Participants in the program must between 18 and 25, but according to Eriksson, they don´t have to be especially gifted musically, just energetic, enthusiastic and willing to work hard and learn. Students are told of their acceptance 6 to 18 months before they join the group at its headquarters in Tucson, Arizona, where they undergo six intensive weeks of training in voice, dance, stage set-up and management and stage presence. They learn the original music, choreography and production of the show they will perform on an average of twice a day for the next eleven months. Rehearsals start at 8:00 a.m. and last until after 8:00 p.m.six days a week, a schedule which they also follow on the road.

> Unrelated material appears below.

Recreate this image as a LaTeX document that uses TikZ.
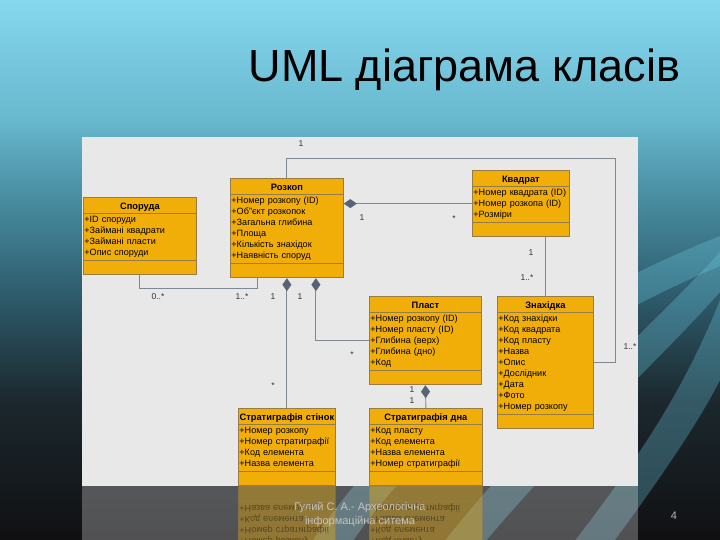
\documentclass[tikz,border=0pt]{standalone}
\usepackage{fontspec}
\setmainfont{Liberation Sans}
\usepackage{tikz}
\usetikzlibrary{shapes.multipart,arrows.meta}
\definecolor{bgA}{RGB}{134,216,238}
\definecolor{bgB}{RGB}{104,184,206}
\definecolor{bgC}{RGB}{72,140,160}
\definecolor{bgD}{RGB}{44,88,104}
\definecolor{bgE}{RGB}{28,40,46}
\definecolor{bgF}{RGB}{16,16,18}
\definecolor{swoosh}{RGB}{110,205,230}
\definecolor{panel}{RGB}{232,232,232}
\definecolor{boxfill}{RGB}{241,174,8}
\definecolor{boxline}{RGB}{150,125,70}
\definecolor{linkgray}{RGB}{128,136,146}
\definecolor{diamondgray}{RGB}{88,100,116}
\definecolor{labelgray}{RGB}{50,50,50}
\definecolor{footgray}{RGB}{195,195,195}
\pgfdeclareverticalshading{slidebg}{100bp}{color(0bp)=(bgF); color(25bp)=(bgF); color(38bp)=(bgE); color(47bp)=(bgD); color(56.5bp)=(bgC); color(64bp)=(bgB); color(75bp)=(bgA); color(100bp)=(bgA)}
\newcommand{\ctitle}[1]{\hbox to\hsize{\hss\rule[-5pt]{0pt}{13pt}\raisebox{-2.5pt}{\fontsize{9.3}{11}\bfseries #1}\hss}}
\newcommand{\crows}[1]{\strut#1\strut}
\newcommand{\cempty}{\rule{0pt}{12pt}}

\begin{document}
\begin{tikzpicture}[x=1pt, y=-1pt,
  cls/.style={draw=boxline, fill=boxfill, line width=0.8pt, rectangle split, rectangle split parts=3,
    inner xsep=1pt, inner ysep=1pt, anchor=north west, align=left, font=\fontsize{9.1}{11}\selectfont},
  link/.style={draw=linkgray, line width=0.9pt},
  mult/.style={font=\fontsize{8.5}{10}\selectfont, text=labelgray, inner sep=0pt},
  >={Diamond[length=13pt,width=9pt,color=diamondgray,fill=diamondgray]}]
\useasboundingbox (0,0) rectangle (720,540);
% slide background
\shade[shading=slidebg] (0,0) rectangle (720,540);
\fill[swoosh, opacity=.3] (720,236) .. controls (560,300) and (400,400) .. (300,560) -- (340,560) .. controls (430,420) and (580,325) .. (720,266) -- cycle;
\fill[swoosh, opacity=.3] (720,252) .. controls (640,340) and (520,440) .. (430,560) -- (470,560) .. controls (560,450) and (660,360) .. (720,292) -- cycle;
\fill[swoosh, opacity=.3] (720,300) .. controls (680,400) and (630,470) .. (560,560) -- (600,560) .. controls (660,480) and (700,420) .. (720,380) -- cycle;
\node[anchor=base west, font=\fontsize{45}{50}\selectfont] (title) at (245,82) {UML діаграма класів};
\fill[panel] (82,137) rectangle (638,486);

% classes
\node[cls, text width=111pt] (sporuda) at (83,197) {\ctitle{Споруда}
  \nodepart{second}\crows{+ID споруди\\+Займані квадрати\\+Займані пласти\\+Опис споруди}
  \nodepart{third}\cempty};
\node[cls, text width=111pt] (rozkop) at (230,178) {\ctitle{Розкоп}
  \nodepart{second}\crows{+Номер розкопу (ID)\\+Об"єкт розкопок\\+Загальна глибина\\+Площа\\+Кількість знахідок\\+Наявність споруд}
  \nodepart{third}\cempty};
\node[cls, text width=95pt] (kvadrat) at (472,170) {\ctitle{Квадрат}
  \nodepart{second}\crows{+Номер квадрата (ID)\\+Номер розкопа (ID)\\+Розміри}
  \nodepart{third}\cempty};
\node[cls, text width=110pt] (plast) at (369,296) {\ctitle{Пласт}
  \nodepart{second}\crows{+Номер розкопу (ID)\\+Номер пласту (ID)\\+Глибина (верх)\\+Глибина (дно)\\+Код}
  \nodepart{third}\cempty};
\node[cls, text width=94pt] (znakhidka) at (497,296) {\ctitle{Знахідка}
  \nodepart{second}\crows{+Код знахідки\\+Код квадрата\\+Код пласту\\+Назва\\+Опис\\+Дослідник\\+Дата\\+Фото\\+Номер розкопу}
  \nodepart{third}\cempty};
\node[cls, text width=95pt] (stinok) at (238,408) {\ctitle{Стратиграфія стінок}
  \nodepart{second}\crows{+Номер розкопу\\+Номер стратиграфії\\+Код елемента\\+Назва елемента}
  \nodepart{third}\cempty};
\node[cls, text width=111pt] (dna) at (369,408) {\ctitle{Стратиграфія дна}
  \nodepart{second}\crows{+Код пласту\\+Код елемента\\+Назва елемента\\+Номер стратиграфії}
  \nodepart{third}\cempty};

% connectors
\coordinate (ne) at (615,158);
\draw[link] (rozkop.north) |- (ne) |- (znakhidka.east);
\draw[link] (sporuda.south) -- ++(0,13) -| ([xshift=-29pt]rozkop.south);
\draw[link,<-] (rozkop.east |- kvadrat.west) -- (kvadrat.west);
\draw[link] (znakhidka.north |- kvadrat.south) -- (znakhidka.north);
\draw[link,<-] (rozkop.south) -- (stinok.north);
\draw[link,<-] ([xshift=29pt]rozkop.south) |- (plast.west);
\draw[link,<-] (plast.south) -- (dna.north);

% multiplicities
\node[mult] (m1) at (301,144) {1};
\node[mult] (m2) at (630,347) {1..*};
\node[mult] (m3) at (158,297) {0..*};
\node[mult] (m4) at (242,297) {1..*};
\node[mult] (m5) at (273,297) {1};
\node[mult] (m6) at (300,297) {1};
\node[mult] (m7) at (362,218) {1};
\node[mult] (m8) at (454,219) {*};
\node[mult] (m9) at (531,253) {1};
\node[mult] (m10) at (527,278) {1..*};
\node[mult] (m11) at (352,355) {*};
\node[mult] (m12) at (273,386) {*};
\node[mult] (m13) at (412,390) {1};
\node[mult] (m14) at (412,401) {1};

% reflection
\begin{scope}
\clip (82,486) rectangle (638,540);
\fill[panel, opacity=.3] (82,486) rectangle (638,540);
\begin{scope}[shift={(0,972)}, yscale=-1, transform shape, opacity=.4]
\node[cls, text width=95pt] (stinokR) at (238,408) {\ctitle{Стратиграфія стінок}
  \nodepart{second}\crows{+Номер розкопу\\+Номер стратиграфії\\+Код елемента\\+Назва елемента}
  \nodepart{third}\cempty};
\node[cls, text width=111pt] (dnaR) at (369,408) {\ctitle{Стратиграфія дна}
  \nodepart{second}\crows{+Код пласту\\+Код елемента\\+Назва елемента\\+Номер стратиграфії}
  \nodepart{third}\cempty};
\end{scope}
\end{scope}

% footer
\node[font=\fontsize{11}{14}\selectfont, text=footgray, align=center] (foot) at (360,515) {Гулий С. А.- Археологічна\\інформаційна ситема};
\node[font=\fontsize{11}{14}\selectfont, text=footgray!80!gray] (page) at (674,516) {4};
\end{tikzpicture}
\end{document}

As part of UP WITH PEOPLE´s educational program, cast members hear lectures and join in discussions with national opinion-makers, government officials, editors and entertainers. Students pay about 5300 dollars for the year as tuition, room and board, about 30% of the total expenses. An additional 50% is provided by show revenues, sales and royalties on UP WITH PEOPLE products: T-shirts, Songbooks, records, cassettes, buttons, stickers, patches, pendants, and pins. The difference is made up by gifts and grants from churches, private corporations, clubs and other contributors of tax-deductable gifts.

UP WITH PEOPLE´s Board of Directors boasts the presence of Eugene A. Cernan, former astronaut and now Executive Vice-President of Coral Petroleum in Houston, the president of General Motors Corporation, Mrs, Jesse Owens, Mrs. Pete Rozelle on the International Board, the former President of Mexico, Miguel Alemán, Rodolfo Bay Wright, President of Spantax in Madrid, the one and only Bob Hope of Hollywood, Anthony Quinn in Rome, Capt. Walter Schirra, former astronaut and president of Schirra Enterprises in Englewood, Colorado, Arthur Sulzberger, President and Publisher of the New York Times in New York, and many more.

As part of the program´s focus on international exchange, students are housed with families in each of the countries they visit. Host families are solicited by teams of promoters who are sent ahead of each performing group to make arrangements, contacts and find housing for group members. Promoters feel that the Host Family program is important for the students because they are allowed to participate in a variety of lifestyles and exchange ideas on family life, personal values and individual beliefs, as well as being vital for the “continuation of the program.” Because of the hectic work and travel schedule, the students, they say, really appreciate time to relax in a friendly, warm environment, as well as have the opportunity to practice a few foreign languages. In their year of travel, the cast members stay with about 80 host families throughout the world.

In almost every spot of the cast visits, students meet with local leaders, government officials and others to exchange ideas and learn about the place they are visiting. Whenever possible, cast members make field trips to local points of interest, cultural events, artistic programs and other locations, they add. “These visits can help  students expand their understanding of him-or herself and a greater insight into our global interdependence.”

In the words of one of the original songs written for their new show by Ralph and Paul Colwell, the brothers who have written all the music for UP WITH PEOPLE since its beginnings:


Can we sing a song of peace
In a world that´s full of fear?

Can a melody of hope
Ever hope to dry a tear?…

Can we sing a song a song of love
When we´re hostages oh hate?

Will it be heard above
the shouting at the gate?

Clouds are gathering on the horizon
And on the wind, overtures of war…

Can we sing a song of peace
when they´re knocking down the doors?

Simple questions that remain unanswered for us and a new generation of UP WITH PEOPLE.


(One of the many briefings before “Up with People” took off on a worldwide tour.)